ATHENS – Talks between Greek and Turkish defense officials for Confidence Building Measures (CBMs) wrapped up in the Greek capital on Feb. 20 even as they were held under the specter of tough talk from Turkey and repeated invasions of Greek airspace by Turkish fighter jets.
The state-run Athens-Macedonia News Agency (ANA-MPA) said the talks finished but there was no report on what, if anything, was accomplished as both sides ratcheted up the rhetoric between them.
According to the Defense Ministry, the heads of the two delegations met briefly with Defense Minister Nikos Panagiotopoulos but it wasn’t said what was discussed although the foreign ministers of both countries swapped shots at each other.
At the same time Turkish fighter jets and ships keep violating Greek airspace and waters, Turkish Foreign Minister Mevlut Cavusoglu said his country is willing to compromise over rights to the Aegean and East Mediterranean.
But he said that’s dependent on Greece sharing the resources as Turkey is already drilling for oil and gas in Cypriot waters and do the same off Crete under deal made with Libya to divide the seas, claiming areas off Greek islands.

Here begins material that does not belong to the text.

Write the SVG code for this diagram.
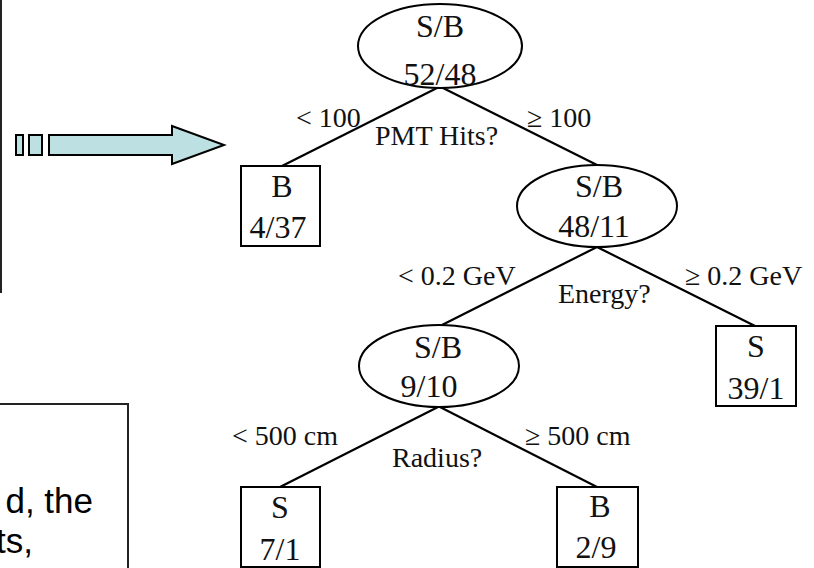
<svg xmlns="http://www.w3.org/2000/svg" width="814" height="568" viewBox="0 0 814 568">
  <style>
    .edge { stroke: #000; stroke-width: 2.2; fill: none; }
    .node { stroke: #000; stroke-width: 2; fill: #fff; }
    .nt { font-family: "Liberation Serif", "Times New Roman", serif; font-size: 32px; fill: #111; text-anchor: middle; }
    .lbl { font-family: "Liberation Serif", "Times New Roman", serif; font-size: 28px; fill: #111; }
    .frame { stroke: #222; stroke-width: 2; fill: none; }
    .body { font-family: "Liberation Sans", Arial, sans-serif; font-size: 35px; fill: #000; text-anchor: end; }
    .arrow { fill: #bde0e3; stroke: #000; stroke-width: 2; stroke-linejoin: miter; }
  </style>
  <rect width="814" height="568" fill="#fff"/>

  <!-- left-hand panel edge and lower text panel -->
  <line class="frame" x1="1" y1="0" x2="1" y2="293"/>
  <rect class="frame" x="-4" y="404" width="132" height="170"/>
  <text class="body" x="93" y="513">d, the</text>
  <text class="body" x="33" y="553">ts,</text>

  <!-- block arrow -->
  <g id="arrow">
    <rect class="arrow" x="16" y="135" width="7" height="20"/>
    <rect class="arrow" x="29" y="135" width="13" height="20"/>
    <polygon class="arrow" points="49,135 172,135 172,126 224,145 172,164 172,155 49,155"/>
  </g>

  <!-- connectors -->
  <g id="connectors">
    <line class="edge" x1="439" y1="87" x2="282" y2="166"/>
    <line class="edge" x1="441" y1="87" x2="597" y2="165"/>
    <line class="edge" x1="597" y1="247" x2="442" y2="325"/>
    <line class="edge" x1="597" y1="247" x2="755" y2="326"/>
    <line class="edge" x1="438" y1="407" x2="280" y2="487"/>
    <line class="edge" x1="440" y1="407" x2="597" y2="487"/>
  </g>

  <!-- split conditions -->
  <g id="labels">
    <text class="lbl" x="296" y="127">&lt; 100</text>
    <text class="lbl" x="527" y="127">≥ 100</text>
    <text class="lbl" x="375" y="145">PMT Hits?</text>
    <text class="lbl" x="398" y="285">&lt; 0.2 GeV</text>
    <text class="lbl" x="558" y="303">Energy?</text>
    <text class="lbl" x="685" y="285">≥ 0.2 GeV</text>
    <text class="lbl" x="232" y="445">&lt; 500 cm</text>
    <text class="lbl" x="392" y="467">Radius?</text>
    <text class="lbl" x="525" y="445">≥ 500 cm</text>
  </g>

  <!-- decision nodes -->
  <g id="root">
    <ellipse class="node" cx="440" cy="46" rx="82" ry="42"/>
    <text class="nt" x="440" y="37">S/B</text>
    <text class="nt" x="440" y="85">52/48</text>
  </g>
  <g id="energy">
    <ellipse class="node" cx="597" cy="206" rx="80" ry="41"/>
    <text class="nt" x="599" y="197">S/B</text>
    <text class="nt" x="594" y="237">48/11</text>
  </g>
  <g id="radius">
    <ellipse class="node" cx="439" cy="366" rx="80" ry="41"/>
    <text class="nt" x="438" y="358">S/B</text>
    <text class="nt" x="429" y="397">9/10</text>
  </g>

  <!-- leaves -->
  <g id="leaf-b1">
    <rect class="node" x="241" y="166" width="79" height="80"/>
    <text class="nt" x="282" y="197">B</text>
    <text class="nt" x="278" y="238">4/37</text>
  </g>
  <g id="leaf-s1">
    <rect class="node" x="716" y="326" width="80" height="80"/>
    <text class="nt" x="756" y="357">S</text>
    <text class="nt" x="756" y="399">39/1</text>
  </g>
  <g id="leaf-s2">
    <rect class="node" x="241" y="487" width="79" height="80"/>
    <text class="nt" x="280" y="518">S</text>
    <text class="nt" x="280" y="560">7/1</text>
  </g>
  <g id="leaf-b2">
    <rect class="node" x="557" y="487" width="81" height="80"/>
    <text class="nt" x="600" y="517">B</text>
    <text class="nt" x="596" y="558">2/9</text>
  </g>
</svg>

“We say to Greece ‘we can reach an agreement’ as long as you are ready to compromise. Be ready to share in the Eastern Mediterranean,” Cavusoglu was quoted as saying in an interview with state broadcaster TRT Haber.
Greek Foreign Minister Nikos Dendias, in response, said Greece would not make “a dishonorable and abusive compromise” with Turkey, reported Kathimerini.
Speaking during an event at the Foreign Ministry, Dendias said that Greece has always been willing to reach “an honorable understanding in the context of international law.”
Cavusoglu seemed to reach out a bit, however, after Greece angrily rejected a claim by Turkish President Recep Tayyip Erdogan he’s already made Greece accept that Turkey has rights in areas disputed, with Turkey not recognizing parts of Greece’s Continental Shelf.
“As we have repeatedly stressed, illegal actions produce no legal effect,” said Greek Foreign Ministry spokesman Alexandros Gennimatas, who denounced “moves that continue to undermine regional peace and security, creating, among other things, pretexts for the violation of the arms embargo in Libya and for the attempt to usurp the sovereign rights of countries in the region.”
”Unfortunately, in this, too, Turkey continues to be a minority of one,” he said, reported Kathimerini.